Most people know Mary Baker Eddy as the founder of Christian Science, and Victoria Claflin Woodhull as a pioneering suffragist, the first female candidate for the American presidency. But for Cindy Peyser Safronoff, it was looking at the two women’s long debate over the issue of marriage that revealed fascinating differences and similarities.

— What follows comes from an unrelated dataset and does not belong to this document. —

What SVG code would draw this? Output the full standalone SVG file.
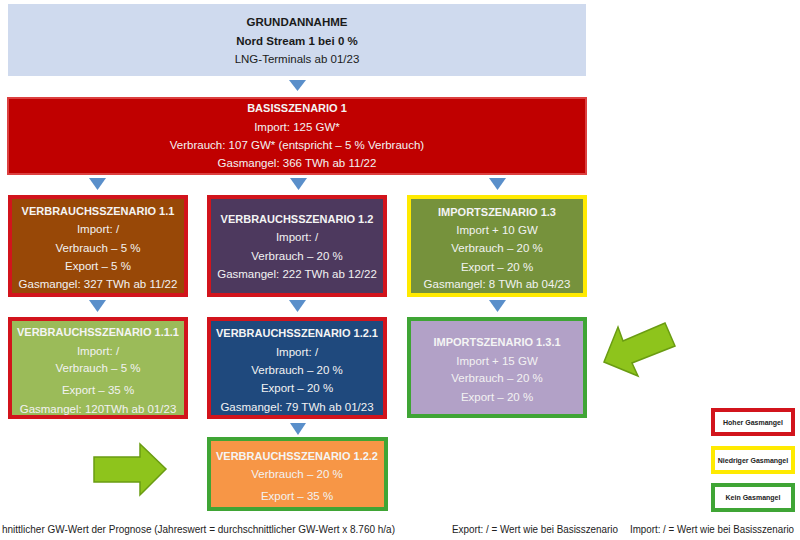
<svg xmlns="http://www.w3.org/2000/svg" width="800" height="540" viewBox="0 0 800 540">
<defs>
<style>
text{font-family:"Liberation Sans",Arial,sans-serif;text-anchor:middle}
.t{font-size:11px;font-weight:bold;fill:#f4f4f4}
.b{font-size:11.5px;fill:#f2f2f2}
.dk{fill:#1a1a1a}
.hb{stroke:#d2141c;stroke-width:4}
.yb{stroke:#ffea00;stroke-width:4}
.gb{stroke:#3fa535;stroke-width:4}
.tri{fill:#5a8fca}
.arr{fill:#8ec41c;stroke:#6a9c12;stroke-width:1.5}
.lg{font-size:7px;font-weight:bold;fill:#222}
.ft{font-size:10.5px;fill:#222;text-anchor:start}
</style>
</defs>
<rect width="800" height="540" fill="#ffffff"/>
<g id="connectors">
<polygon class="tri" points="289,80 306,80 297.5,91"/>
<polygon class="tri" points="89,178 106,178 97.5,190"/>
<polygon class="tri" points="290,178 307,178 298.5,190"/>
<polygon class="tri" points="489,178 506,178 497.5,190"/>
<polygon class="tri" points="89,300 106,300 97.5,312"/>
<polygon class="tri" points="289,300 306,300 297.5,312"/>
<polygon class="tri" points="489,300 506,300 497.5,312"/>
<polygon class="tri" points="290,423 306,423 298,435"/>
</g>
<g id="grundannahme">
<rect x="8" y="4" width="578" height="72" fill="#cfdaee"/>
<text x="297" y="26" class="dk" style="font-size:11.5px;font-weight:bold">GRUNDANNAHME</text>
<text x="297" y="45" class="dk" style="font-size:11.5px;font-weight:bold">Nord Stream 1 bei 0 %</text>
<text x="297" y="63" class="dk" style="font-size:11.5px">LNG-Terminals ab 01/23</text>
</g>
<g id="basis1">
<rect x="8" y="98" width="578" height="76" fill="#c00000" stroke="#dc4040" stroke-width="2"/>
<text x="297" y="112" class="t">BASISSZENARIO 1</text>
<text x="297" y="131" class="b">Import: 125 GW*</text>
<text x="297" y="149" class="b">Verbrauch: 107 GW* (entspricht – 5 % Verbrauch)</text>
<text x="297" y="167" class="b">Gasmangel: 366 TWh ab 11/22</text>
</g>
<g id="vs11">
<rect x="10" y="197" width="176" height="98" fill="#984807" class="hb"/>
<text x="98" y="215" class="t">VERBRAUCHSSZENARIO 1.1</text>
<text x="98" y="233" class="b">Import: /</text>
<text x="98" y="252" class="b">Verbrauch – 5 %</text>
<text x="98" y="270" class="b">Export – 5 %</text>
<text x="98" y="288" class="b">Gasmangel: 327 TWh ab 11/22</text>
</g>
<g id="vs12">
<rect x="209" y="197" width="176" height="98" fill="#4d395e" class="hb"/>
<text x="297" y="223" class="t">VERBRAUCHSSZENARIO 1.2</text>
<text x="297" y="241" class="b">Import: /</text>
<text x="297" y="260" class="b">Verbrauch – 20 %</text>
<text x="297" y="278" class="b">Gasmangel: 222 TWh ab 12/22</text>
</g>
<g id="is13">
<rect x="409" y="197" width="176" height="98" fill="#76923c" class="yb"/>
<text x="497" y="216" class="t">IMPORTSZENARIO 1.3</text>
<text x="497" y="234" class="b">Import + 10 GW</text>
<text x="497" y="252" class="b">Verbrauch – 20 %</text>
<text x="497" y="271" class="b">Export – 20 %</text>
<text x="497" y="288" class="b">Gasmangel: 8 TWh ab 04/23</text>
</g>
<g id="vs111">
<rect x="10" y="319" width="176" height="98" fill="#9bbb59" class="hb"/>
<text x="98" y="336" class="t">VERBRAUCHSSZENARIO 1.1.1</text>
<text x="98" y="355" class="b">Import: /</text>
<text x="98" y="372" class="b">Verbrauch – 5 %</text>
<text x="98" y="394" class="b">Export – 35 %</text>
<text x="98" y="413" class="b">Gasmangel: 120TWh ab 01/23</text>
</g>
<g id="vs121">
<rect x="209" y="319" width="176" height="98" fill="#1f497d" class="hb"/>
<text x="297" y="337" class="t">VERBRAUCHSSZENARIO 1.2.1</text>
<text x="297" y="356" class="b">Import: /</text>
<text x="297" y="374" class="b">Verbrauch – 20 %</text>
<text x="297" y="392" class="b">Export – 20 %</text>
<text x="297" y="411" class="b">Gasmangel: 79 TWh ab 01/23</text>
</g>
<g id="is131">
<rect x="409" y="319" width="176" height="97" fill="#b2a1c7" class="gb"/>
<text x="497" y="346" class="t">IMPORTSZENARIO 1.3.1</text>
<text x="497" y="365" class="b">Import + 15 GW</text>
<text x="497" y="382" class="b">Verbrauch – 20 %</text>
<text x="497" y="401" class="b">Export – 20 %</text>
</g>
<g id="vs122">
<rect x="209" y="439" width="177" height="70" fill="#f79646" class="gb"/>
<text x="297" y="460" class="t">VERBRAUCHSSZENARIO 1.2.2</text>
<text x="297" y="478" class="b">Verbrauch – 20 %</text>
<text x="297" y="500" class="b">Export – 35 %</text>
</g>
<g id="arrows">
<polygon class="arr" points="94,457 140,457 140,444 166,469 140,495 140,482 94,482"/>
<polygon class="arr" points="604,362 618,327 623,341 665,323 675,346 632,363 638,376"/>
</g>
<g id="legend">
<rect x="713" y="410" width="80" height="24" fill="#fff" class="hb"/>
<text x="753" y="425" class="lg">Hoher Gasmangel</text>
<rect x="713" y="448" width="80" height="24" fill="#fff" class="yb"/>
<text x="753" y="463" class="lg">Niedriger Gasmangel</text>
<rect x="713" y="485" width="80" height="25" fill="#fff" class="gb"/>
<text x="753" y="500" class="lg">Kein Gasmangel</text>
</g>
<g id="footer">
<text x="2" y="533" class="ft" textLength="393" lengthAdjust="spacingAndGlyphs">hnittlicher GW-Wert der Prognose (Jahreswert = durchschnittlicher GW-Wert x 8.760 h/a)</text>
<text x="452" y="533" class="ft" textLength="166" lengthAdjust="spacingAndGlyphs">Export: / = Wert wie bei Basisszenario</text>
<text x="630" y="533" class="ft" textLength="164" lengthAdjust="spacingAndGlyphs">Import: / = Wert wie bei Basisszenario</text>
</g>
</svg>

In “Crossing Swords: Mary Baker Eddy vs. Victoria Claflin Woodhull and the Battle for the Soul of Marriage,’’ Safronoff chronicles the two women’s long-running dispute, played out mostly in editorials and lectures, over whether marriage was a threat to women’s equality and should be abolished (Woodhull’s view) or an opportunity for true partnership (Eddy’s stance). Despite their entrenched opposition on this point, the two had much in common, Safronoff pointed out. Both gained prominence in an era, just after the Civil War, when American cultural, political, and religious life was uniquely poised for change.
When it came to Eddy and Woodhull on marriage, Safronoff said, she felt she “had stumbled on America’s 19th century culture war.’’ She hadn’t planned to write about the topic at all, Safronoff said, adding that she happened upon the book’s subject while doing research. “Most of the juicy stuff came from the footnotes of other people’s biographies,’’ she said. “That was its working title: ‘Footnotes.’ ’’
But these women — both of whose archives now reside in Boston — were anything but incidental, she added. “There’s more to be told,’’ she said. “I’m planning on a sequel.’’
Safronoff will read 7 p.m. Tuesday at Harvard Book Store.